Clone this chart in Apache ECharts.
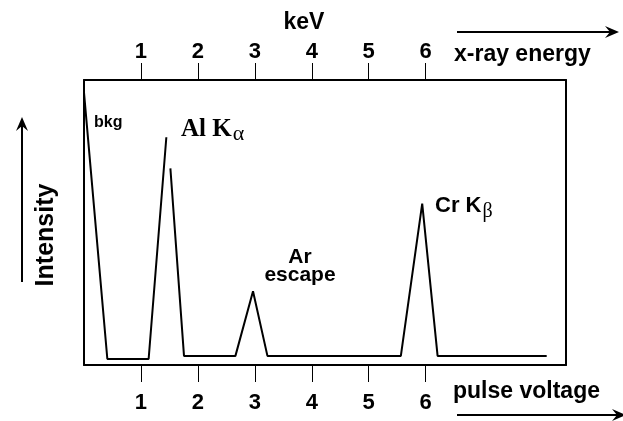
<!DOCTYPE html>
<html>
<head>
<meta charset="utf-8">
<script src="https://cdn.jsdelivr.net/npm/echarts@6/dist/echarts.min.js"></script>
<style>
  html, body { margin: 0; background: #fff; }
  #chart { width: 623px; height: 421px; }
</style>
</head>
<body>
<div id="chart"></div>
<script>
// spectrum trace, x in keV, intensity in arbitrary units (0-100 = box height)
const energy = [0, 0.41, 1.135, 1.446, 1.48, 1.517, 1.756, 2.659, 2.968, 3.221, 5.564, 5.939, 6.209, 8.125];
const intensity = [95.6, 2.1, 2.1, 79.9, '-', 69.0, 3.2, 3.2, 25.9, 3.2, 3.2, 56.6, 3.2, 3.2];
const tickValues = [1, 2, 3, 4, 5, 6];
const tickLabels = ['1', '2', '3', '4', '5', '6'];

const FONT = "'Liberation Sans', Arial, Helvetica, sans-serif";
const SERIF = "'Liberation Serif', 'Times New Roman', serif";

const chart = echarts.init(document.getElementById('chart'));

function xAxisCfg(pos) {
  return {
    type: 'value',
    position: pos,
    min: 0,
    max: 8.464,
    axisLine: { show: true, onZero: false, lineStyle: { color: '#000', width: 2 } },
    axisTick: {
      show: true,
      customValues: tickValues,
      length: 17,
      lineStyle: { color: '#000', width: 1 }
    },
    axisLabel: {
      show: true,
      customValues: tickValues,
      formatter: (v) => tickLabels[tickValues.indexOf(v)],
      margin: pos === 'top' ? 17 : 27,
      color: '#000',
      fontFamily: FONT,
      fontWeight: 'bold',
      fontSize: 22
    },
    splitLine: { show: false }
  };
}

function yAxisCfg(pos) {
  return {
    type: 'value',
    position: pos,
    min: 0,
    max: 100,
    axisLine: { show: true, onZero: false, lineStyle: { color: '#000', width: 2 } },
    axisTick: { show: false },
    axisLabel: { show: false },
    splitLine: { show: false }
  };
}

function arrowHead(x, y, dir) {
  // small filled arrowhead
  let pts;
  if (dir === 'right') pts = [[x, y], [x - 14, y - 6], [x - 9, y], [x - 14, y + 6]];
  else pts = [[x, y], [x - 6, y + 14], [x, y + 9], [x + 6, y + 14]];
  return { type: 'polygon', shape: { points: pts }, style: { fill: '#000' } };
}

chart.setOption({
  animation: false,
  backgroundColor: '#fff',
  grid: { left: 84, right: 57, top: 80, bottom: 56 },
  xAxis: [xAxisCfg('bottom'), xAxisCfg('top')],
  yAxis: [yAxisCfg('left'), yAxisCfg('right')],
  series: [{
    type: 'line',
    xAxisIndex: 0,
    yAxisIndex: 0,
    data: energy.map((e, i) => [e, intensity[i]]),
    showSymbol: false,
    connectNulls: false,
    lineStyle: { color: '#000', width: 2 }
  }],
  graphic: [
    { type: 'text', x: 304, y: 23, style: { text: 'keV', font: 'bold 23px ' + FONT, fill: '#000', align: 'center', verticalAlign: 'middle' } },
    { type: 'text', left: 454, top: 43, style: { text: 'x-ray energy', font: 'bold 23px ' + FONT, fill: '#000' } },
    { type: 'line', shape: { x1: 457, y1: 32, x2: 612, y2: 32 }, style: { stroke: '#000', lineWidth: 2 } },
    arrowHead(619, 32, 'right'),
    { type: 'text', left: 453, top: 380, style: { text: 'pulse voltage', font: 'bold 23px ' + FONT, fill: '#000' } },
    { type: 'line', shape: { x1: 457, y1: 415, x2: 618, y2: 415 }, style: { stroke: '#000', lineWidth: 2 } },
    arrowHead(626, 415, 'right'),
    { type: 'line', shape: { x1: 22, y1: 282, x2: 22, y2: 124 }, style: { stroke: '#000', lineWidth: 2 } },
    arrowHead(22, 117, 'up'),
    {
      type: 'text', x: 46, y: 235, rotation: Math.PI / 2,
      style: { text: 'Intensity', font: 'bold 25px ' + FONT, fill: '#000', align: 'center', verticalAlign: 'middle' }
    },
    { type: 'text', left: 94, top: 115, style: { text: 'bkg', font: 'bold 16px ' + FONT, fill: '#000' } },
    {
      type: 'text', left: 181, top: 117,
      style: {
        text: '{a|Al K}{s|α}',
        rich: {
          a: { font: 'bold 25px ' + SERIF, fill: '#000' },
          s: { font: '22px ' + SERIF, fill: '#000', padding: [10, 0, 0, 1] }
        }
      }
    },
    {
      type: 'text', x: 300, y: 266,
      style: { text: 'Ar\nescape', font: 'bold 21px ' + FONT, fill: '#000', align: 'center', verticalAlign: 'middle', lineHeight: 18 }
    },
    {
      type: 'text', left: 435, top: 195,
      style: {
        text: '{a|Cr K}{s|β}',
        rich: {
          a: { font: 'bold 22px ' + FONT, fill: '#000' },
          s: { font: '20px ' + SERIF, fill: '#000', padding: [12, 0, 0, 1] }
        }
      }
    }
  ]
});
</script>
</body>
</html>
= = = = = = =
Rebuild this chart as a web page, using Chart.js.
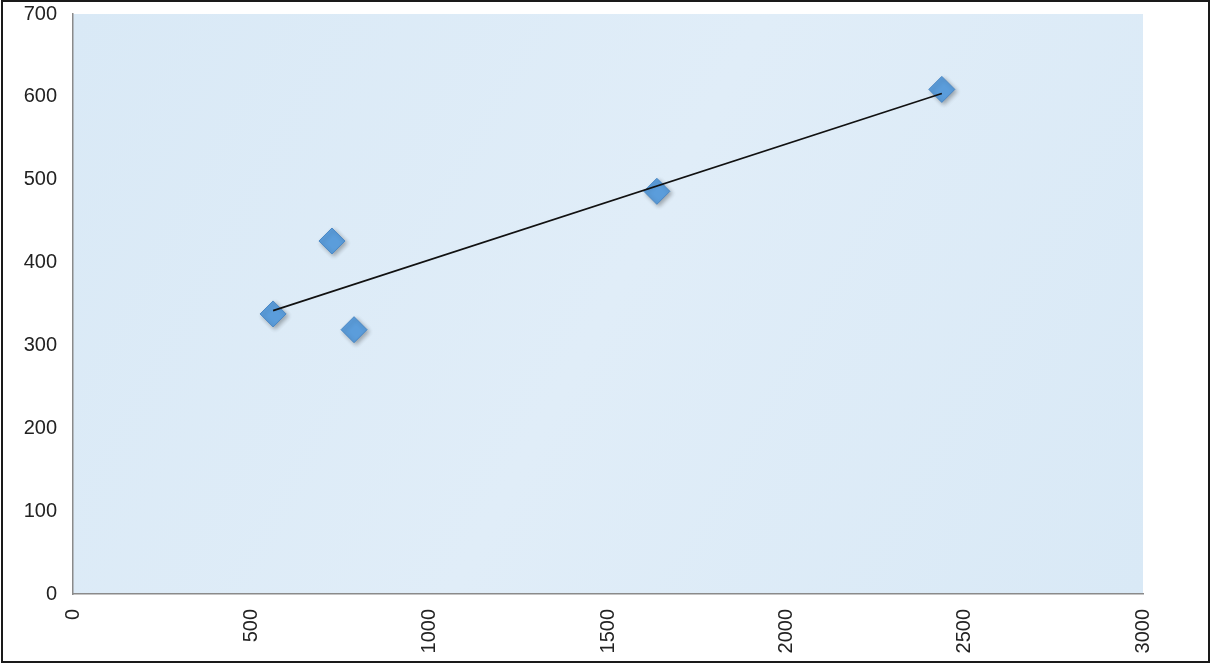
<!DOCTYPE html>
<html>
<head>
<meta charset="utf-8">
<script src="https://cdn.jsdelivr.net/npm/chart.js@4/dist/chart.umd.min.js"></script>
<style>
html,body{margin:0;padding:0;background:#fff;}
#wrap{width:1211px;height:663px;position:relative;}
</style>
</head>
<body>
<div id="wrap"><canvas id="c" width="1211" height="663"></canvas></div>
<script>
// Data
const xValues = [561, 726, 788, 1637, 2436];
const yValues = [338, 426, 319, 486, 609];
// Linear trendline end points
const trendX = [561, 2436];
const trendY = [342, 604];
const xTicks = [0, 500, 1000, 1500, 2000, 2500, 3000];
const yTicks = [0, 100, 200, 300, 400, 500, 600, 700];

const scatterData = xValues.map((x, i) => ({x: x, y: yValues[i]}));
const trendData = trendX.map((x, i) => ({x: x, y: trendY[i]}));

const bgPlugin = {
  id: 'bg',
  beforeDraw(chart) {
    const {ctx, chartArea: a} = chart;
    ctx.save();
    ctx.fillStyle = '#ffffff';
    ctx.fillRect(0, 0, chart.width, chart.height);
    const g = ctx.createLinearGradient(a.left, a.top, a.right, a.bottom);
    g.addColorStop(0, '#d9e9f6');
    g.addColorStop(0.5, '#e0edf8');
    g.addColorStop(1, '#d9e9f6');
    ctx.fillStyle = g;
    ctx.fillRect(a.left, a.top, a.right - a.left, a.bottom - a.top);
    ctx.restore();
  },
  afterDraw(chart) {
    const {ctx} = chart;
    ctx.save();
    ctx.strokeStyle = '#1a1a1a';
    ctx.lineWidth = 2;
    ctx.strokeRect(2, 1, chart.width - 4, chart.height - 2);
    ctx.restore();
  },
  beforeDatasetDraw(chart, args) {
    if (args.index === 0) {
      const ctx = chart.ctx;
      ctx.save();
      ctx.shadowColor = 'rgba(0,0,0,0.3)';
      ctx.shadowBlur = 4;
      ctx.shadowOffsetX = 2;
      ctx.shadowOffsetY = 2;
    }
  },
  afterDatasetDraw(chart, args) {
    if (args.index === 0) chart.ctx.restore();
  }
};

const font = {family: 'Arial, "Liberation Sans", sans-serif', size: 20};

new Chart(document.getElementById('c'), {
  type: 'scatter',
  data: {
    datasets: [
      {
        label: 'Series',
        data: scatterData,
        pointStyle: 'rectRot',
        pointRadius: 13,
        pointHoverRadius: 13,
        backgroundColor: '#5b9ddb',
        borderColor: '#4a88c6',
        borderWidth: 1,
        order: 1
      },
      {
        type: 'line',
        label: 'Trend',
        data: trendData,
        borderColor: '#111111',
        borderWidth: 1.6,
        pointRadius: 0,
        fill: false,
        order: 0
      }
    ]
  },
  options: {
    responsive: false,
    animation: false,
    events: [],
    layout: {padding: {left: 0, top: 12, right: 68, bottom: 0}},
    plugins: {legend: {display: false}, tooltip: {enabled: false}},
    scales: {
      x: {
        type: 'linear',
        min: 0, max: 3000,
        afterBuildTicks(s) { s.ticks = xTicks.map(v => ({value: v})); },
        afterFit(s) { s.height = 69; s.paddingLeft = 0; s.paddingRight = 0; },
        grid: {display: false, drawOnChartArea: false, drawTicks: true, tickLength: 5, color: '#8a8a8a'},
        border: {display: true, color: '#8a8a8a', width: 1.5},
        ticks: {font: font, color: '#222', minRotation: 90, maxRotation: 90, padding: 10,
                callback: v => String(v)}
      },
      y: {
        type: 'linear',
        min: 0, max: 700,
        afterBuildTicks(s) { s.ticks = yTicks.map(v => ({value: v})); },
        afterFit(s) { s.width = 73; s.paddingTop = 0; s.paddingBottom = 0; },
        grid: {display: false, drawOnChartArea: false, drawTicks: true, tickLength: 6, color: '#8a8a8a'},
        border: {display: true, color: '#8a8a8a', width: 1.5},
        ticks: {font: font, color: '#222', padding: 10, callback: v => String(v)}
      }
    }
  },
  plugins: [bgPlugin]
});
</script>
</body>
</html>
= = = = = = =
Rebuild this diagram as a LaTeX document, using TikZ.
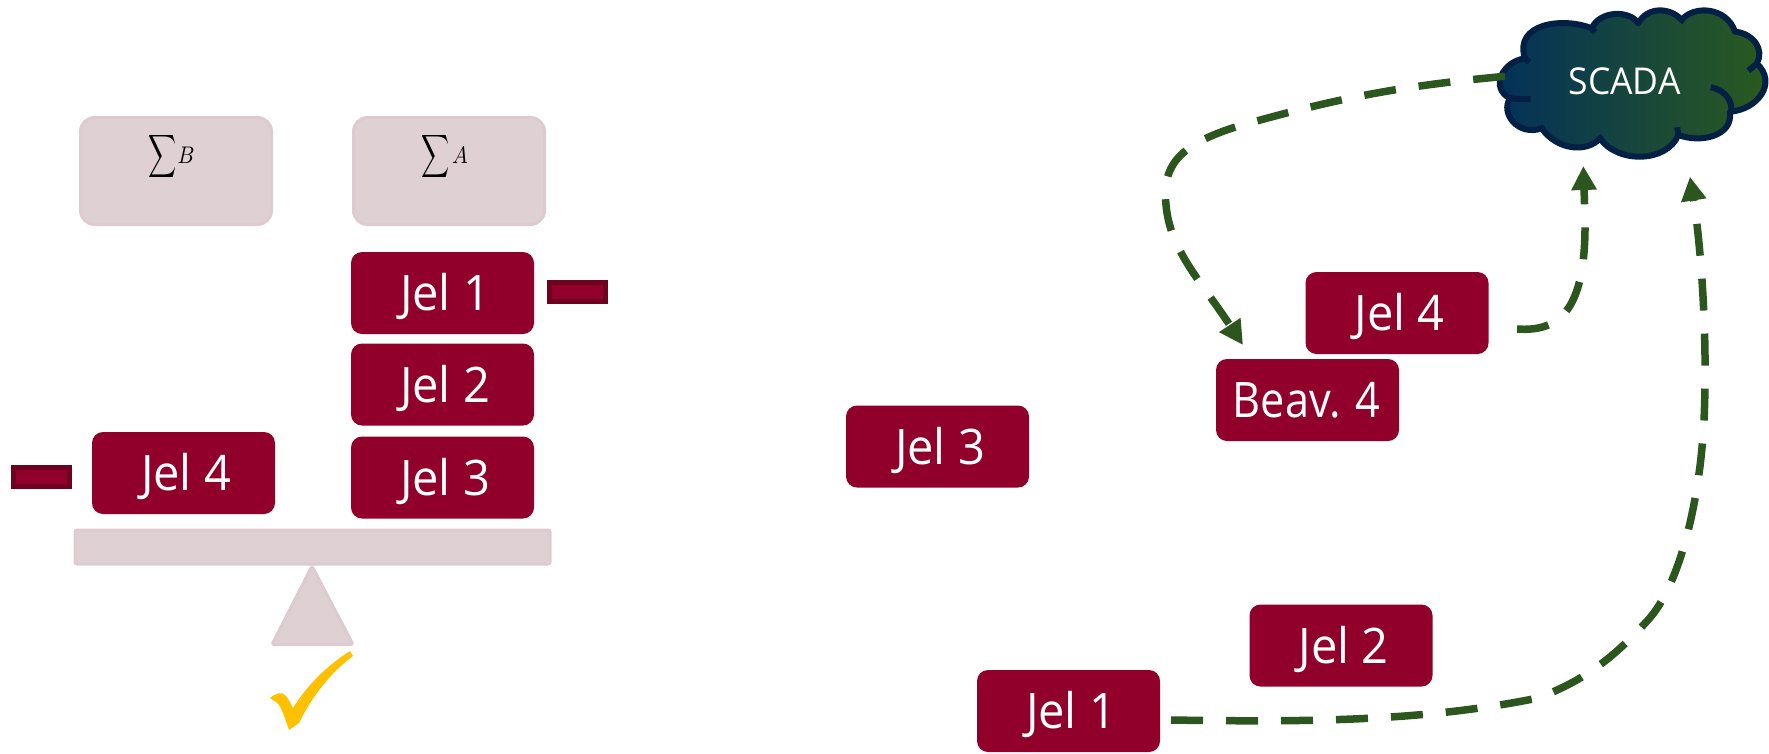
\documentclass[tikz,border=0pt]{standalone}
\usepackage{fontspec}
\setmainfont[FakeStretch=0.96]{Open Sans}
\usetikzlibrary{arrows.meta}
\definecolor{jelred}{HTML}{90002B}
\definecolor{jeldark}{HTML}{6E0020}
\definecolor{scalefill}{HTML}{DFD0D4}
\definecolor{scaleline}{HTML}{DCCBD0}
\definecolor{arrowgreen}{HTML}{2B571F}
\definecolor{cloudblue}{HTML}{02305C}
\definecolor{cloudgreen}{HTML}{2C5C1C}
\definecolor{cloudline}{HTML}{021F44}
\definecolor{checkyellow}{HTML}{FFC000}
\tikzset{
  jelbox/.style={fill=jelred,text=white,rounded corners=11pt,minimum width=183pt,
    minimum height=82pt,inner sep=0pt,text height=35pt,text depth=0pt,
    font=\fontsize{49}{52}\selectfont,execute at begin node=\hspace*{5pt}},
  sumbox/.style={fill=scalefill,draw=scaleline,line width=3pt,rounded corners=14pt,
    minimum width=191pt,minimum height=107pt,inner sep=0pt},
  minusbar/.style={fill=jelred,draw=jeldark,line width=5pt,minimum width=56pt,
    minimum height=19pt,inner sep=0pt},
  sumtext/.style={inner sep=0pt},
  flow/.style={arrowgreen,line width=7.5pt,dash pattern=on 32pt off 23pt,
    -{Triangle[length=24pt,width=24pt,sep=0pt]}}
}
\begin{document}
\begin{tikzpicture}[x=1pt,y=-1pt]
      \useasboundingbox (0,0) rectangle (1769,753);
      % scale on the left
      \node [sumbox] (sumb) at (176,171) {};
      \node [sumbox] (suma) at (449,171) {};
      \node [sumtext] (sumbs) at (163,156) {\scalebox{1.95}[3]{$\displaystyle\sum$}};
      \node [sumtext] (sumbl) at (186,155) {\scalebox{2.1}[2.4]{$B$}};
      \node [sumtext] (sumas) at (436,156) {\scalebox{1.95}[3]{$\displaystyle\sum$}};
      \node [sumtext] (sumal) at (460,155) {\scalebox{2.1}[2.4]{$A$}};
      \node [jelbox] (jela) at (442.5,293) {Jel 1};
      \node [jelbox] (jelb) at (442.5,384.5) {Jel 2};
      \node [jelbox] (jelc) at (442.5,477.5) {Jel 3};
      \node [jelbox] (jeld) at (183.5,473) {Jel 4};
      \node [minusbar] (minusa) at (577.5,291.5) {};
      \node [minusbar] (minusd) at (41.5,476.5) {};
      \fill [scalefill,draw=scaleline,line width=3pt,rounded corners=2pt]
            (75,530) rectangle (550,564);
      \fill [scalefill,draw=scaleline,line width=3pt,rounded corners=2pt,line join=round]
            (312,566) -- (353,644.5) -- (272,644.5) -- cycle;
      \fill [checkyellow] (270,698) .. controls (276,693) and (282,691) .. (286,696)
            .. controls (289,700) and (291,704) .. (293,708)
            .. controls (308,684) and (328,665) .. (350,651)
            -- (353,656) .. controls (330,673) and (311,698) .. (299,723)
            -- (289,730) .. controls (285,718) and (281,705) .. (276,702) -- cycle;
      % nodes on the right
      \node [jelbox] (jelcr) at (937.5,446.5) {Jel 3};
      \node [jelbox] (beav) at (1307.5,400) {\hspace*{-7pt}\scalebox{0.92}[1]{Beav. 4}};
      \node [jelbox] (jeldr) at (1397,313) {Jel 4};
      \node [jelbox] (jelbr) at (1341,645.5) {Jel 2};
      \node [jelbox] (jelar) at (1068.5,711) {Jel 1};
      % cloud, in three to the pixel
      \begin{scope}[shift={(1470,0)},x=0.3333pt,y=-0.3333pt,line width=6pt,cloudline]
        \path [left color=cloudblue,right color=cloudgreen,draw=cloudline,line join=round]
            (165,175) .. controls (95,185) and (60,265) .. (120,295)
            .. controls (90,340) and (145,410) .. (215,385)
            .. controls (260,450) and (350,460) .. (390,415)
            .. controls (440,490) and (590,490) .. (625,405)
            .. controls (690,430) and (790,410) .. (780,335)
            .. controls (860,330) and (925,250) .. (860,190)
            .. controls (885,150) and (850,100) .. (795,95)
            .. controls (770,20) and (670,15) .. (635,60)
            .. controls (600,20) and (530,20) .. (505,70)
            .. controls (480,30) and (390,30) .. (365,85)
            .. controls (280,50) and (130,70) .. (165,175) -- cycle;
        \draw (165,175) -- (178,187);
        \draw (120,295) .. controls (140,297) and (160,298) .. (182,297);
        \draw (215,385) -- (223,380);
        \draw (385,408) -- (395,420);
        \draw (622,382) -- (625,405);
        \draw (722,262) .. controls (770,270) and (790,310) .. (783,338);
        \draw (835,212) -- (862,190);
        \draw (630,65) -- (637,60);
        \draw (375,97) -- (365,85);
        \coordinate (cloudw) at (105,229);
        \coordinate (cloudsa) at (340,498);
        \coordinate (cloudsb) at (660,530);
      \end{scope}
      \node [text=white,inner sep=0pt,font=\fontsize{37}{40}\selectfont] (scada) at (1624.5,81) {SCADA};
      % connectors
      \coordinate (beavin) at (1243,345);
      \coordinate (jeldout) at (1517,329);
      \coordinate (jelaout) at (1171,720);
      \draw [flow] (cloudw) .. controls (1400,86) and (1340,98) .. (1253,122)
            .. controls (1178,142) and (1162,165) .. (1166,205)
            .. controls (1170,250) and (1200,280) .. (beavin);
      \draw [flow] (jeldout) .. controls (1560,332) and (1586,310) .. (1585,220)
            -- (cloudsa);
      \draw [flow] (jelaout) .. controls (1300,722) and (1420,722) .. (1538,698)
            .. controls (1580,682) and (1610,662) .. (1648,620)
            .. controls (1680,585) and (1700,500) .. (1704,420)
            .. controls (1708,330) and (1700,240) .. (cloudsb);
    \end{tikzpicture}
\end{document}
= = = = = = =
Omit all pictures, then copy the lines between the ones holding "Rebuild this chart" and "const trendData = trendX.map((x, i)", inclusive.

Rebuild this chart as a web page, using Chart.js.
<!DOCTYPE html>
<html>
<head>
<meta charset="utf-8">
<script src="https://cdn.jsdelivr.net/npm/chart.js@4/dist/chart.umd.min.js"></script>
<style>
html,body{margin:0;padding:0;background:#fff;}
#wrap{width:1211px;height:663px;position:relative;}
</style>
</head>
<body>
<div id="wrap"><canvas id="c" width="1211" height="663"></canvas></div>
<script>
// Data
const xValues = [561, 726, 788, 1637, 2436];
const yValues = [338, 426, 319, 486, 609];
// Linear trendline end points
const trendX = [561, 2436];
const trendY = [342, 604];
const xTicks = [0, 500, 1000, 1500, 2000, 2500, 3000];
const yTicks = [0, 100, 200, 300, 400, 500, 600, 700];

const scatterData = xValues.map((x, i) => ({x: x, y: yValues[i]}));
const trendData = trendX.map((x, i) => ({x: x, y: trendY[i]}));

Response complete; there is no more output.